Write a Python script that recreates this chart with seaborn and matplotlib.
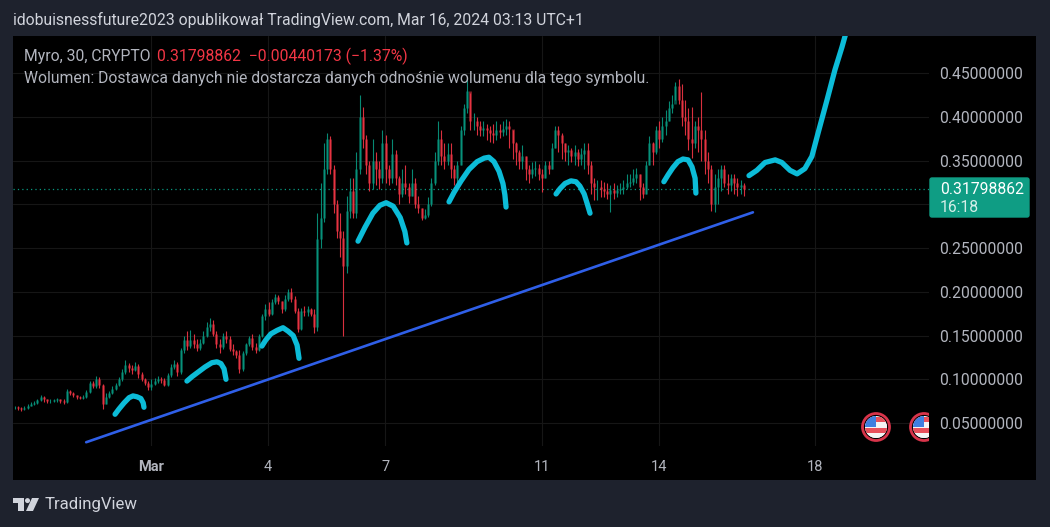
import numpy as np
import pandas as pd
import matplotlib
matplotlib.use("Agg")
import matplotlib.pyplot as plt
import seaborn as sns
from matplotlib.patches import Rectangle, Circle, Polygon, FancyBboxPatch

# ── DATA ─────────────────────────────────────────────
# x is in days counted from 1 Mar, one candle every 2 hours
first_day = -3.49
candle_step = 2 / 24

closes = [
    .068,.067,.066,.067,.070,.072,.073,.076,.080,.077,
    .075,.075,.076,.077,.075,.074,.087,.084,.082,.080,
    .079,.080,.085,.096,.092,.100,.094,.072,.080,.084,
    .089,.093,.100,.108,.116,.113,.111,.115,.106,.100,
    .096,.091,.095,.098,.100,.099,.094,.105,.114,.118,
    .108,.133,.145,.138,.145,.140,.136,.142,.150,.160,
    .163,.152,.140,.137,.150,.146,.135,.132,.128,.112,
    .130,.140,.147,.137,.134,.150,.172,.180,.175,.188,
    .194,.190,.180,.192,.200,.192,.178,.158,.178,.177,
    .180,.175,.160,.260,.285,.340,.375,.340,.300,.270,
    .262,.230,.292,.315,.290,.340,.400,.375,.345,.325,
    .350,.340,.330,.370,.340,.330,.358,.330,.312,.325,
    .320,.310,.325,.300,.296,.285,.288,.300,.325,.350,
    .375,.355,.350,.358,.340,.330,.345,.385,.410,.430,
    .395,.395,.390,.385,.388,.385,.382,.380,.385,.383,
    .386,.390,.386,.370,.360,.350,.355,.340,.335,.340,
    .342,.335,.330,.345,.340,.365,.385,.380,.370,.360,
    .362,.355,.360,.352,.358,.362,.345,.325,.320,.320,
    .318,.315,.312,.316,.313,.316,.318,.320,.324,.326,
    .330,.335,.320,.312,.345,.370,.360,.385,.375,.390,
    .395,.410,.415,.435,.420,.400,.395,.375,.370,.390,
    .385,.375,.350,.340,.300,.320,.330,.340,.325,.322,
    .330,.325,.320,.322,.318,
]
highs = [
    .069,.069,.068,.069,.072,.074,.075,.078,.082,.081,
    .077,.077,.078,.079,.078,.077,.089,.088,.085,.082,
    .081,.082,.088,.098,.098,.104,.103,.095,.084,.087,
    .092,.096,.103,.112,.122,.119,.116,.120,.118,.108,
    .102,.098,.100,.102,.104,.103,.101,.107,.118,.122,
    .120,.136,.150,.155,.156,.152,.146,.146,.155,.165,
    .170,.168,.155,.146,.153,.155,.150,.140,.134,.133,
    .132,.142,.150,.152,.141,.152,.175,.186,.188,.192,
    .198,.197,.190,.196,.203,.204,.195,.182,.182,.184,
    .184,.182,.180,.290,.325,.370,.382,.378,.345,.305,
    .290,.270,.310,.330,.330,.360,.425,.412,.380,.350,
    .375,.360,.350,.385,.380,.345,.375,.362,.332,.340,
    .345,.325,.340,.330,.310,.296,.295,.308,.330,.360,
    .395,.385,.370,.370,.370,.345,.350,.390,.415,.445,
    .428,.405,.400,.395,.395,.392,.390,.392,.395,.392,
    .395,.398,.395,.385,.372,.362,.368,.355,.345,.348,
    .350,.346,.340,.350,.350,.370,.390,.390,.382,.370,
    .368,.365,.368,.363,.365,.370,.370,.350,.330,.328,
    .328,.326,.325,.322,.325,.322,.325,.328,.335,.335,
    .340,.342,.335,.325,.350,.378,.372,.390,.395,.400,
    .408,.418,.425,.440,.443,.438,.420,.410,.412,.395,
    .400,.429,.385,.360,.345,.335,.340,.345,.345,.335,
    .335,.335,.330,.328,.325,
]
lows = [
    .066,.065,.064,.065,.066,.069,.071,.072,.075,.074,
    .073,.073,.074,.074,.073,.072,.073,.082,.080,.078,
    .077,.078,.079,.084,.090,.090,.090,.066,.072,.079,
    .083,.088,.092,.098,.106,.108,.106,.109,.102,.098,
    .094,.088,.088,.093,.096,.096,.092,.092,.103,.112,
    .104,.106,.130,.134,.136,.136,.132,.134,.140,.148,
    .155,.150,.136,.130,.135,.142,.132,.128,.124,.107,
    .110,.128,.138,.133,.130,.132,.148,.168,.172,.174,
    .186,.186,.176,.178,.190,.188,.176,.154,.156,.172,
    .172,.172,.153,.155,.250,.280,.335,.335,.290,.262,
    .240,.150,.222,.285,.285,.285,.335,.365,.335,.315,
    .318,.322,.318,.325,.325,.322,.325,.322,.300,.308,
    .312,.302,.310,.296,.290,.282,.283,.286,.298,.322,
    .345,.345,.340,.345,.330,.322,.325,.345,.380,.405,
    .385,.385,.380,.378,.378,.374,.372,.370,.374,.376,
    .378,.380,.365,.352,.345,.340,.340,.328,.325,.330,
    .332,.328,.314,.330,.335,.340,.365,.360,.352,.350,
    .345,.348,.345,.344,.345,.340,.335,.312,.305,.305,
    .308,.308,.306,.291,.306,.308,.312,.312,.318,.320,
    .322,.325,.305,.307,.312,.345,.345,.358,.365,.372,
    .380,.395,.405,.420,.415,.390,.380,.362,.353,.365,
    .360,.350,.335,.325,.292,.291,.300,.315,.320,.312,
    .315,.312,.310,.312,.310,
]

last_price = 0.31798862

# hand drawn arcs on the chart
arc_days = [
    [-.92,-.82,-.69,-.56,-.46,-.36,-.26,-.20,-.18],
    [.92,1.05,1.20,1.38,1.56,1.69,1.79,1.87,1.92],
    [2.84,2.94,3.07,3.23,3.38,3.51,3.64,3.74,3.79],
    [5.30,5.48,5.68,5.86,6.02,6.20,6.38,6.50,6.55],
    [7.63,7.76,7.94,8.14,8.35,8.53,8.65,8.78,8.91,9.01,9.06,9.09],
    [10.37,10.47,10.60,10.75,10.88,10.98,11.09,11.16,11.24],
    [13.13,13.24,13.36,13.49,13.62,13.75,13.85,13.93,13.95],
    [15.31,15.51,15.72,15.98,16.15,16.36,16.54,16.74,16.92,17.08,17.31,17.51,17.69,17.79],
]
arc_prices = [
    [.060,.066,.073,.079,.081,.080,.078,.073,.068],
    [.098,.103,.108,.114,.119,.120,.118,.112,.100],
    [.138,.145,.152,.156,.159,.155,.150,.139,.124],
    [.258,.274,.290,.299,.302,.298,.285,.269,.256],
    [.303,.314,.327,.340,.349,.353,.354,.349,.338,.324,.311,.297],
    [.312,.318,.324,.327,.326,.321,.312,.302,.290],
    [.326,.334,.342,.349,.352,.351,.343,.330,.313],
    [.333,.339,.348,.351,.348,.339,.335,.341,.355,.382,.420,.454,.480,.496],
]
trend_days = [-1.66, 15.41]
trend_prices = [.028, .291]

price_ticks = [.05, .10, .15, .20, .25, .30, .35, .40, .45]
price_labels = ["0.05000000", "0.10000000", "0.15000000", "0.20000000", "0.25000000",
                "", "0.35000000", "0.40000000", "0.45000000"]
day_ticks = [0, 3, 6, 10, 13, 17]
day_labels = ["Mar", "4", "7", "11", "14", "18"]

# ── STYLE ────────────────────────────────────────────
BG = "#1e222d"
UP = "#089981"
DOWN = "#f23645"
TEXT = "#b2b5be"
GRID = "#161616"
CYAN = "#0cbcd8"
BLUE = "#2f5fe8"

sns.set_theme(style="dark")
plt.rcParams["font.family"] = ["Roboto", "DejaVu Sans"]

W, H = 1050, 527
fig = plt.figure(figsize=(W / 100, H / 100), dpi=100, facecolor=BG)

# black panel behind pane and axis strips
back = fig.add_axes([0, 0, 1, 1], zorder=0)
back.set_xlim(0, W)
back.set_ylim(H, 0)
back.axis("off")
back.add_patch(Rectangle((13, 36), 1023, 444, color="black", lw=0))

ax = fig.add_axes([13 / W, 1 - 446 / H, 916 / W, 410 / H], zorder=1, facecolor="black")

# ── CANDLES ──────────────────────────────────────────
c = np.array(closes)
o = np.r_[c[0], c[:-1]]
x = first_day + candle_step * np.arange(len(c))
colors = np.where(c >= o, UP, DOWN)

ax.vlines(x, lows, highs, colors=colors, linewidth=0.8, alpha=0.9, zorder=3)
ax.vlines(x, np.minimum(o, c), np.maximum(o, c), colors=colors, linewidth=2.0, alpha=0.55, zorder=3)

ax.axhline(last_price, color=UP, lw=0.9, ls=(0, (1, 2.5)), zorder=2)

# ── DRAWINGS ─────────────────────────────────────────
trend_df = pd.DataFrame({"day": trend_days, "price": trend_prices})
sns.lineplot(data=trend_df, x="day", y="price", ax=ax, color=BLUE, linewidth=1.9,
             estimator=None, sort=False, solid_capstyle="round", zorder=4)

for days, prices in zip(arc_days, arc_prices):
    arc_df = pd.DataFrame({"day": days, "price": prices})
    sns.lineplot(data=arc_df, x="day", y="price", ax=ax, color=CYAN, linewidth=3.8,
                 estimator=None, sort=False, solid_capstyle="round",
                 solid_joinstyle="round", zorder=5)

# ── AXES ─────────────────────────────────────────────
ax.set_xlim(-3.533, 19.918)
ax.set_ylim(0.0237, 0.4927)
ax.set_xlabel("")
ax.set_ylabel("")
ax.yaxis.tick_right()
ax.set_yticks(price_ticks)
ax.set_yticklabels(price_labels, fontsize=11.3, color=TEXT)
ax.set_xticks(day_ticks)
ax.set_xticklabels(day_labels, fontsize=10.5, color=TEXT)
ax.get_xticklabels()[0].set_fontweight("bold")
ax.tick_params(axis="y", length=0, pad=7.5)
ax.tick_params(axis="x", length=0, pad=10)
ax.grid(True, color=GRID, linewidth=0.8)
ax.set_axisbelow(True)
for s in ax.spines.values():
    s.set_visible(False)

# ── OVERLAY, in pixels ───────────────────────────────
top = fig.add_axes([0, 0, 1, 1], zorder=2)
top.set_xlim(0, W)
top.set_ylim(H, 0)
top.axis("off")

top.text(13, 20, "idobuisnessfuture2023 opublikował TradingView.com, Mar 16, 2024 03:13 UTC+1",
         color="#d1d4dc", fontsize=11.3, va="center")
top.text(24, 56, "Myro, 30, CRYPTO", color=TEXT, fontsize=11.3, va="center")
top.text(157, 56, "0.31798862  −0.00440173 (−1.37%)", color=DOWN, fontsize=11.3, va="center")
top.text(24, 78, "Wolumen: Dostawca danych nie dostarcza danych odnośnie wolumenu dla tego symbolu.",
         color=TEXT, fontsize=11.3, va="center")

# last price label
top.add_patch(FancyBboxPatch((930, 178), 99, 39, boxstyle="round,pad=0,rounding_size=2",
                             fc="#0f9d84", ec="#0f9d84", lw=1))
top.text(940, 189, "0.31798862", color="#ffffff", fontsize=11.3, va="center")
top.text(940, 208, "16:18", color="#d5efe9", fontsize=11.3, va="center")


def draw_flag(cx, cy):
    inner = Circle((cx, cy), 11, fc="#f4f4f4", ec="none", transform=top.transData)
    items = [Circle((cx, cy), 13.5, fc="black", ec="#d8344a", lw=2.0), inner]
    for y0, col in [(cy - 10, "#e8505b"), (cy - 3, "#f4f4f4"), (cy + 1, "#e8505b"), (cy + 6, "#f4f4f4")]:
        items.append(Rectangle((cx - 12, y0), 24, 5, fc=col, ec="none"))
    items.append(Rectangle((cx - 12, cy - 12), 12, 12, fc="#3f7fe0", ec="none"))
    for k, p in enumerate(items):
        top.add_patch(p)
        if k >= 2:
            p.set_clip_path(inner)


draw_flag(876, 427)
draw_flag(924, 427)
# second flag is cut off by the price axis strip
top.add_patch(Rectangle((929, 410), 10, 36, fc="black", ec="none"))

# TradingView logo
logo = "#d1d4dc"
top.add_patch(Polygon([(13, 498), (24, 498), (24, 511), (18, 511), (18, 503), (13, 503)], fc=logo, ec="none"))
top.add_patch(Circle((27.5, 500.6), 2.5, fc=logo, ec="none"))
top.add_patch(Polygon([(32, 498), (39, 498), (33, 511), (26, 511)], fc=logo, ec="none"))
top.text(45, 505, "TradingView", color=logo, fontsize=12.1, va="center")

fig.savefig("out.png", dpi=100, facecolor=BG)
________________________
Exactly restate the lines from the beginning of the data through the line with "candle_step = 2 / 24", and no others, keeping pictures out.

Write a Python script that recreates this chart with seaborn and matplotlib.
import numpy as np
import pandas as pd
import matplotlib
matplotlib.use("Agg")
import matplotlib.pyplot as plt
import seaborn as sns
from matplotlib.patches import Rectangle, Circle, Polygon, FancyBboxPatch

# ── DATA ─────────────────────────────────────────────
# x is in days counted from 1 Mar, one candle every 2 hours
first_day = -3.49
candle_step = 2 / 24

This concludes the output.